A neural network is like machine learning in myriad ways.
• One of the major benefits for neural networks is that feature engineering is generally skipped, as networks will learn crucial features.
• Instead, streams of raw parameters (‘words’ – vector representations of words) without engineered features are fed into neural networks.
• It has a massive training corpus or training examples that assure better accuracy specific neural networks of use in NLP include Recurrent Neural Networks (RNNs) and Convolutional Neural Networks (CNNs).

CNN has a dedicated architecture that surpasses at extracting local patterns in the data which are sensitive to the word order. These can be used in identifying indicative phrases of words or idioms of up to a fixed length in long sentences/documents.

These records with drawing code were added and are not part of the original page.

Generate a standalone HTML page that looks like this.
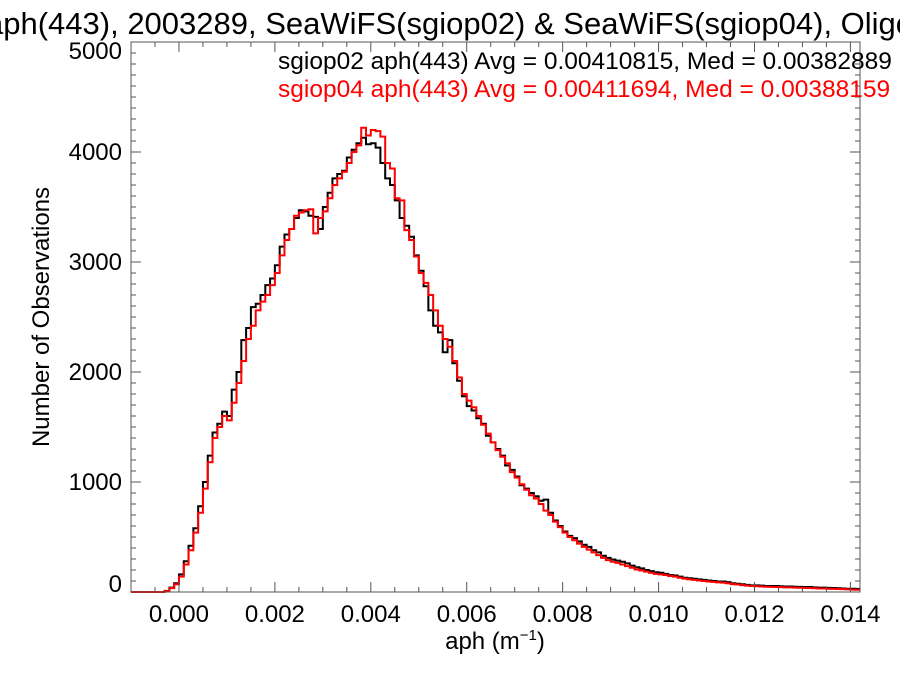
<!DOCTYPE html>
<html><head><meta charset="utf-8"><style>
html,body{margin:0;padding:0;background:#fff;}
svg{display:block;font-family:"Liberation Sans",Arial,sans-serif;}
</style></head><body>
<svg id="chart" width="900" height="675" viewBox="0 0 900 675">
<text x="-14" y="34" font-size="31" fill="#000">aph(443), 2003289, SeaWiFS(sgiop02) &amp; SeaWiFS(sgiop04), Oligotrophic</text>
<g id="plot"></g>
<text x="278" y="69" font-size="24.5" fill="#000">sgiop02 aph(443) Avg = 0.00410815, Med = 0.00382889</text>
<text x="278" y="97" font-size="24.5" fill="#ff0000">sgiop04 aph(443) Avg = 0.00411694, Med = 0.00388159</text>
<text x="495" y="649" font-size="24" text-anchor="middle">aph (m<tspan font-size="15" dy="-9">−1</tspan><tspan dy="9">)</tspan></text>
<text transform="translate(49,317) rotate(-90)" font-size="24" text-anchor="middle">Number of Observations</text>
</svg>
<script>
const binStart = -0.001;
const binWidth = 0.0001;
const xTickLabels = ["0.000","0.002","0.004","0.006","0.008","0.010","0.012","0.014"];
const yTickLabels = ["0","1000","2000","3000","4000","5000"];
const sgiop02Counts = [0,0,0,0,0,0,0,10,40,80,
160,280,420,580,780,1000,1240,1450,1530,1640,
1600,1840,2000,2290,2400,2590,2620,2700,2790,2850,
2970,3140,3250,3300,3400,3470,3460,3420,3410,3300,
3500,3630,3760,3800,3830,3950,4020,4080,4130,4070,
4080,4040,3900,3760,3700,3560,3400,3330,3230,3060,
2920,2780,2560,2420,2360,2180,2290,2080,1920,1780,
1690,1650,1580,1530,1420,1360,1300,1240,1150,1110,
1050,970,940,900,870,830,840,720,650,600,
550,510,490,460,430,410,380,360,330,310,
295,285,275,260,240,225,215,200,190,180,
175,165,155,150,140,130,125,120,115,110,
105,100,95,95,90,80,75,70,65,60,
60,58,55,55,55,52,50,50,48,47,
45,45,42,40,40,38,36,34,32,30,
30,28];
const sgiop04Counts = [0,0,0,0,0,0,0,8,35,70,
140,250,380,540,720,940,1180,1400,1500,1600,
1560,1720,1900,2100,2300,2420,2560,2640,2700,2790,
2900,3060,3200,3300,3420,3450,3470,3480,3260,3400,
3460,3580,3700,3760,3820,3900,4000,4060,4220,4150,
4200,4190,4140,3900,3850,3580,3560,3290,3200,3050,
2900,2810,2700,2560,2420,2300,2230,2100,1950,1800,
1740,1680,1600,1520,1440,1360,1290,1230,1170,1090,
1040,980,930,880,850,800,740,700,640,590,
540,500,470,440,410,385,360,335,310,290,
275,265,250,235,220,205,195,185,175,165,
160,155,145,140,130,122,115,110,105,100,
96,92,88,85,80,72,68,62,58,54,
52,50,48,47,46,44,42,42,40,39,
38,36,34,32,32,30,28,27,26,24,
22,20];

const L=131,R=860,T=42,B=592;
const xMin=-0.001, xMax=0.0142, yMax=5000;
function xs(v){return L+(v-xMin)/(xMax-xMin)*(R-L);}
function ys(v){return B-v/yMax*(B-T);}
const NS="http://www.w3.org/2000/svg";
const plot=document.getElementById('plot');
function mk(tag,attrs,parent){const e=document.createElementNS(NS,tag);for(const k in attrs)e.setAttribute(k,attrs[k]);(parent||plot).appendChild(e);return e;}

function stepPath(counts){
  let d="M"+xs(binStart).toFixed(2)+","+ys(0).toFixed(2);
  for(let i=0;i<counts.length;i++){
    const x0=xs(binStart+i*binWidth), x1=Math.min(xs(binStart+(i+1)*binWidth),R), y=ys(counts[i]);
    d+=" L"+x0.toFixed(2)+","+y.toFixed(2)+" L"+x1.toFixed(2)+","+y.toFixed(2);
  }
  return d;
}
const p1=mk('path',{d:stepPath(sgiop02Counts),fill:'none',stroke:'#000','stroke-width':2,'stroke-linejoin':'miter'});


const p2=mk('path',{d:stepPath(sgiop04Counts),fill:'none',stroke:'#ff0000','stroke-width':2,'stroke-linejoin':'miter'});



const frame=mk('rect',{x:L,y:T,width:R-L,height:B-T,fill:'none',stroke:'#555','stroke-width':1});



for(let k=-2;k<=30;k++){
  const v=k*0.0005; if(v<xMin-1e-9||v>xMax) continue;
  const x=xs(v); const major=(k%4===0); const len=major?10:5;
  mk('line',{x1:x,y1:B,x2:x,y2:B-len,stroke:'#555','stroke-width':1});
  mk('line',{x1:x,y1:T,x2:x,y2:T+len,stroke:'#555','stroke-width':1});
}
xTickLabels.forEach((lab)=>{
  const t=mk('text',{x:xs(parseFloat(lab)),y:622,'font-size':24,'text-anchor':'middle'});
  t.textContent=lab;
  
  
});
for(let v=0;v<=yMax;v+=100){
  const y=ys(v); const major=(v%1000===0); const len=major?10:5;
  mk('line',{x1:L,y1:y,x2:L+len,y2:y,stroke:'#555','stroke-width':1});
  mk('line',{x1:R,y1:y,x2:R-len,y2:y,stroke:'#555','stroke-width':1});
}
yTickLabels.forEach((lab)=>{
  const v=parseFloat(lab); let y=ys(v)+8;
  if(v===0) y=ys(v)+0;
  if(v===yMax) y=ys(v)+17;
  const t=mk('text',{x:122,y:y,'font-size':24,'text-anchor':'end'});
  t.textContent=lab;
  
  
});
</script>
</body></html>
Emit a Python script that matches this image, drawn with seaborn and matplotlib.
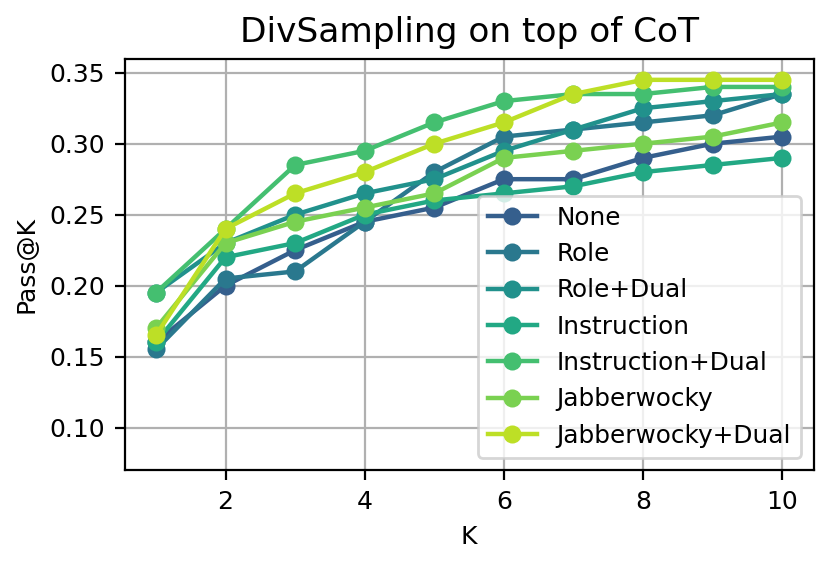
import numpy as np
import pandas as pd
import matplotlib
matplotlib.use("Agg")
import matplotlib.pyplot as plt
import seaborn as sns

# Pass@K values
k_values = [1, 2, 3, 4, 5, 6, 7, 8, 9, 10]
methods = ["None", "Role", "Role+Dual", "Instruction", "Instruction+Dual",
           "Jabberwocky", "Jabberwocky+Dual"]

none_vals = [0.160, 0.200, 0.225, 0.245, 0.255, 0.275, 0.275, 0.290, 0.300, 0.305]
role_vals = [0.155, 0.205, 0.210, 0.245, 0.280, 0.305, 0.310, 0.315, 0.320, 0.335]
role_dual_vals = [0.195, 0.230, 0.250, 0.265, 0.275, 0.295, 0.310, 0.325, 0.330, 0.335]
instr_vals = [0.160, 0.220, 0.230, 0.250, 0.260, 0.265, 0.270, 0.280, 0.285, 0.290]
instr_dual_vals = [0.195, 0.240, 0.285, 0.295, 0.315, 0.330, 0.335, 0.335, 0.340, 0.340]
jabb_vals = [0.170, 0.230, 0.245, 0.255, 0.265, 0.290, 0.295, 0.300, 0.305, 0.315]
jabb_dual_vals = [0.165, 0.240, 0.265, 0.280, 0.300, 0.315, 0.335, 0.345, 0.345, 0.345]

series = [none_vals, role_vals, role_dual_vals, instr_vals,
          instr_dual_vals, jabb_vals, jabb_dual_vals]

# Long-form table for seaborn
df = pd.DataFrame({
    "K": k_values * len(methods),
    "Pass@K": [v for s in series for v in s],
    "Method": [m for m in methods for _ in k_values],
})

colors = [plt.cm.viridis(v) for v in np.linspace(0.3, 0.9, len(methods))]

plt.rcParams["font.size"] = 9
fig, ax = plt.subplots(figsize=(4.155, 2.815), dpi=200)
fig.subplots_adjust(left=0.15, right=0.979, bottom=0.165, top=0.896)

sns.lineplot(data=df, x="K", y="Pass@K", hue="Method", hue_order=methods,
             palette=colors, marker="o", markersize=6.5, markeredgewidth=0,
             linewidth=1.6, ax=ax)

ax.set_ylim(0.07, 0.36)
ax.grid(True, color="#b0b0b0", linewidth=0.8)
ax.set_axisbelow(True)
ax.set_title("DivSampling on top of CoT", fontsize=12.4)
ax.set_xlabel("K")
ax.set_ylabel("Pass@K")
sns.move_legend(ax, "lower right", title=None, fontsize=8.9)

fig.savefig("out.png", dpi=200)
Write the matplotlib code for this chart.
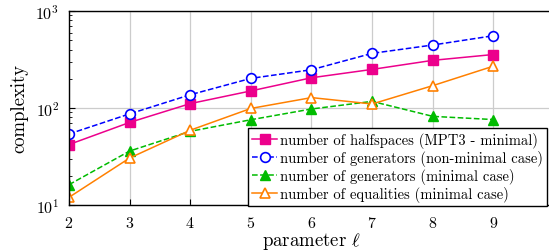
import matplotlib
matplotlib.use("Agg")
import matplotlib.pyplot as plt

params = [2, 3, 4, 5, 6, 7, 8, 9]
halfspaces = [42, 71, 111, 150, 205, 250, 310, 356]
gen_nonmin = [54, 87, 137, 202, 248, 366, 446, 556]
gen_min = [16.2, 36, 57.5, 75.7, 97.7, 117, 82, 76]
equalities = [12, 30.5, 59, 99, 128, 110, 170, 270]

labels = ["number of halfspaces (MPT3 - minimal)",
          "number of generators (non-minimal case)",
          "number of generators (minimal case)",
          "number of equalities (minimal case)"]
xticks = [2, 3, 4, 5, 6, 7, 8, 9]

plt.rcParams['font.family'] = ['cmr10', 'DejaVu Serif']
plt.rcParams['mathtext.fontset'] = 'cm'
plt.rcParams['axes.formatter.use_mathtext'] = True

fig = plt.figure(figsize=(5.49, 2.53), dpi=100)
ax = fig.add_axes([69/549, 47/253, 485/549, 194/253])

magenta = '#EC008C'
blue = '#0000FF'
green = '#00BB00'
orange = '#FF8000'

ax.plot(params, halfspaces, '-', color=magenta, marker='s', ms=7, mfc=magenta,
        mec=magenta, lw=1.1, label=labels[0])
ax.plot(params, gen_nonmin, '--', color=blue, marker='o', ms=7, mfc='white',
        mec=blue, mew=1.2, lw=1.1, label=labels[1])
ax.plot(params, gen_min, '--', color=green, marker='^', ms=7.5, mfc=green,
        mec=green, lw=1.1, label=labels[2])
ax.plot(params, equalities, '-', color=orange, marker='^', ms=7.5, mfc='white',
        mec=orange, mew=1.2, lw=1.1, label=labels[3])

ax.set_yscale('log')
ax.set_ylim(10, 1000)
ax.set_xlim(2, 10)
ax.set_xticks(xticks)
ax.set_xticklabels([f"${t}$" for t in xticks])
ax.grid(True, which='major', color='#cccccc', lw=0.9)
ax.set_axisbelow(True)
ax.tick_params(axis='both', which='both', direction='in', labelsize=11.5)
ax.tick_params(axis='both', which='major', length=4)
ax.tick_params(axis='x', which='major', pad=7)
ax.tick_params(axis='y', which='major', pad=7)
ax.tick_params(axis='y', which='minor', length=2.5)
ax.tick_params(axis='x', which='minor', bottom=False)
ax.tick_params(top=False, right=False)
for s in ax.spines.values():
    s.set_linewidth(1.0)

ax.set_xlabel(r"parameter $\ell$", fontsize=13.5, labelpad=0)
ax.set_ylabel("complexity", fontsize=13.5, labelpad=5)

leg = ax.legend(loc='lower left', bbox_to_anchor=(248/549, 46/253),
                bbox_transform=fig.transFigure, fontsize=10.5, frameon=True,
                fancybox=False, edgecolor='black', framealpha=1,
                handlelength=1.7, handletextpad=0.2, borderpad=0.3,
                labelspacing=0.12, borderaxespad=0)
leg.get_frame().set_linewidth(1.0)

fig.savefig("out.png", dpi=100)
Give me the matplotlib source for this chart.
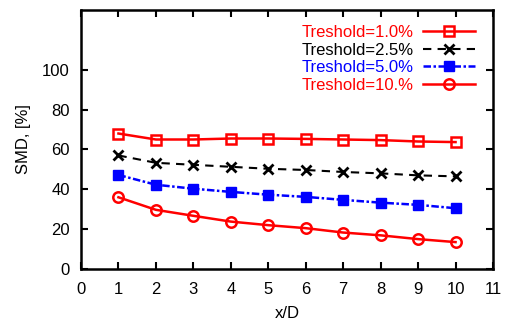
import matplotlib
matplotlib.use("Agg")
import matplotlib.pyplot as plt

x = [1, 2, 3, 4, 5, 6, 7, 8, 9, 10]
smd_1 = [68.0, 65.0, 65.0, 65.5, 65.5, 65.3, 65.0, 64.7, 64.0, 63.7]
smd_2_5 = [57.0, 53.3, 52.3, 51.3, 50.3, 49.7, 48.7, 48.0, 47.0, 46.5]
smd_5 = [47.2, 42.3, 40.3, 38.7, 37.3, 36.2, 34.7, 33.3, 32.2, 30.5]
smd_10 = [36.0, 29.7, 26.7, 23.8, 22.0, 20.5, 18.3, 16.9, 15.0, 13.5]
labels = ["Treshold=1.0%", "Treshold=2.5%", "Treshold=5.0%", "Treshold=10.%"]
xticks = list(range(0, 12))
yticks = [0, 20, 40, 60, 80, 100]

plt.rcParams['font.family'] = ['Liberation Sans', 'DejaVu Sans']
plt.rcParams['font.size'] = 12

fig = plt.figure(figsize=(5.07, 3.27), dpi=100)
ax = fig.add_axes([81/507, 58/327, (493-81)/507, (269-10)/327])

ax.plot(x, smd_1, color='red', lw=1.8, marker='s', ms=7.5, mfc='none', mew=1.8, label=labels[0])
ax.plot(x, smd_2_5, color='black', lw=1.5, ls=(0, (4, 3)), marker='x', ms=7.5, mew=2.0, label=labels[1])
ax.plot(x, smd_5, color='blue', lw=1.8, ls=(0, (3, 1, 1, 1)), marker='s', ms=7.5, label=labels[2])
ax.plot(x, smd_10, color='red', lw=1.8, marker='o', ms=7.5, mfc='none', mew=1.8, label=labels[3])

ax.set_xlim(0, 11)
ax.set_ylim(0, 130)
ax.set_xticks(xticks)
ax.set_yticks(yticks)
ax.tick_params(direction='in', top=True, right=True, length=5, width=1.5)
ax.tick_params(axis='x', pad=9)
ax.tick_params(axis='y', pad=8)
for s in ax.spines.values():
    s.set_linewidth(1.8)
ax.set_xlabel("x/D", labelpad=7)
ax.set_ylabel("SMD, [%]", labelpad=8)

leg = ax.legend(loc='upper right', bbox_to_anchor=(0.9726, 0.968), frameon=False,
                markerfirst=False, labelcolor='linecolor',
                handlelength=3.1, labelspacing=0.16, borderaxespad=0.0,
                borderpad=0.4, handletextpad=0.6)
fig.savefig("out.png", dpi=100)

For sequential data, RNN is the specialized model. It is employed as an input transformer which is trained to produce informative representation for the CNN to operate on top of it. They allow the abandoning of assumptions by taking into consideration entire sentences while taking word order into account when it is needed. This capability leads to extraordinary gains in language modeling as well as predicts the probability of the next word in the sequence. Recursive networks extend recurrent networks from sequence to trees. Such models form the core of state-of-the-art translations.

Today, the task of language predictions is interconnected. Growth in technology helps to predict efficiency and flawlessness, from word to sequence. Tree with neural network approach provides infinite possibilities to explore and grow adept in being more human in language processing.